Я начала рассматривать содержимое коробки, стоявшей возле меня.
– Если источником влечения были деньги, так, может, это она
– Туше, – ответил Коннор. – Возможно, это и правда были деньги, особенно под конец, когда у него, наверно, уже и не стоял.
Испытывая отвращение от этой беседы, я попробовала сменить тему.
– Ничего из этого не помогает мне понять, что же произошло между ним и моей матерью. Все, что я знаю – она никогда бы не стала гнаться за деньгами Антона. Она была не такая.
– И все же ты здесь, – ответил Коннор. – И каким-то чудом стала главной наследницей. Как-то это все пованивает.
Я закончила просматривать коробку, отодвинула и взялась за следующую.

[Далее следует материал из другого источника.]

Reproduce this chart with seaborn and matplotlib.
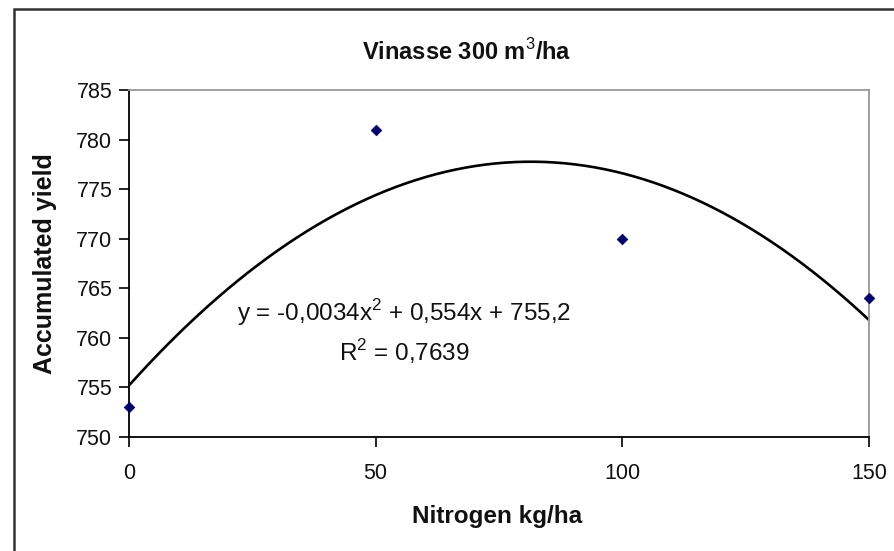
import numpy as np
import pandas as pd
import matplotlib
matplotlib.use("Agg")
import matplotlib.pyplot as plt
import seaborn as sns
from matplotlib.patches import Rectangle

nitrogen = [0, 50, 100, 150]
yield_vals = [753, 781, 770, 764]
x_ticks = [0, 50, 100, 150]
y_ticks = [750, 755, 760, 765, 770, 775, 780, 785]
title = "Vinasse 300 m$^{3}$/ha"
eq_text = "y = -0,0034x$^{2}$ + 0,554x + 755,2"
r2_text = "R$^{2}$ = 0,7639"
xlabel = "Nitrogen kg/ha"
ylabel = "Accumulated yield"

sns.set_theme(style="white")
plt.rcParams['font.family'] = ['Liberation Sans', 'DejaVu Sans']
plt.rcParams['mathtext.fontset'] = 'custom'
plt.rcParams['mathtext.rm'] = 'Liberation Sans'
plt.rcParams['mathtext.bf'] = 'Liberation Sans:bold'

df = pd.DataFrame({"N": nitrogen, "Y": yield_vals})
coef = np.polyfit(df["N"], df["Y"], 2)
xs = np.linspace(0, 150, 300)
fit = pd.DataFrame({"N": xs, "Y": np.polyval(coef, xs)})

fig = plt.figure(figsize=(8.95, 5.51), dpi=100)
ax = fig.add_axes([129/895, 1-437/551, (869-129)/895, (437-90)/551])

sns.lineplot(data=fit, x="N", y="Y", ax=ax, color="black", linewidth=1.9)
sns.scatterplot(data=df, x="N", y="Y", ax=ax, marker="D", s=30, color="#000066",
                edgecolor="#000066", zorder=5, clip_on=False)

ax.set_xlim(0, 150)
ax.set_ylim(750, 785)
ax.set_xticks(x_ticks)
ax.set_yticks(y_ticks)
ax.tick_params(axis="both", direction="out", length=7, width=1.2, color="black",
               labelsize=15.5, labelcolor="#111111")
ax.tick_params(axis="x", pad=12, bottom=True)
ax.tick_params(axis="y", pad=5, left=True)

for s in ["left", "bottom"]:
    ax.spines[s].set_color("black")
    ax.spines[s].set_linewidth(1.3)
for s in ["top", "right"]:
    ax.spines[s].set_color("#999999")
    ax.spines[s].set_linewidth(1.3)

ax.set_xlabel("")
ax.set_ylabel("")
fig.text(497/895, 1-517/551, xlabel, ha="center", va="center",
         fontsize=17.5, fontweight="bold", color="#111111")
fig.text(45/895, 1-264/551, ylabel,
         ha="center", va="center", rotation=90, fontsize=18, fontweight="bold",
         color="#111111")
fig.text(467/895, 1-52/551, title, ha="center", va="center", fontsize=17,
         fontweight="bold", color="#111111")

ax.text(404/895, 1-313/551, eq_text, transform=fig.transFigure, ha="center",
        va="center", fontsize=17.5, color="#111111")
ax.text(404/895, 1-352/551, r2_text, transform=fig.transFigure, ha="center",
        va="center", fontsize=17.5, color="#111111")

fig.patches.append(Rectangle((14/895, -0.5), 2, 1.5 - 9/551,
                             transform=fig.transFigure, fill=False,
                             edgecolor="#333333", linewidth=1.8))

fig.savefig("out.png", dpi=100)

– Ты посмотри на себя… – сказал Коннор. – Такая деловая пчелка. Готов поспорить, ты бы прямо сейчас отвалила миллион баксов, только чтобы найти коробку, полную надушенных валентинок, чтобы можно было получить печать одобрения на это левое завещание.
– Оно не левое, – ответила я. – Адвокат сказал, оно действительно.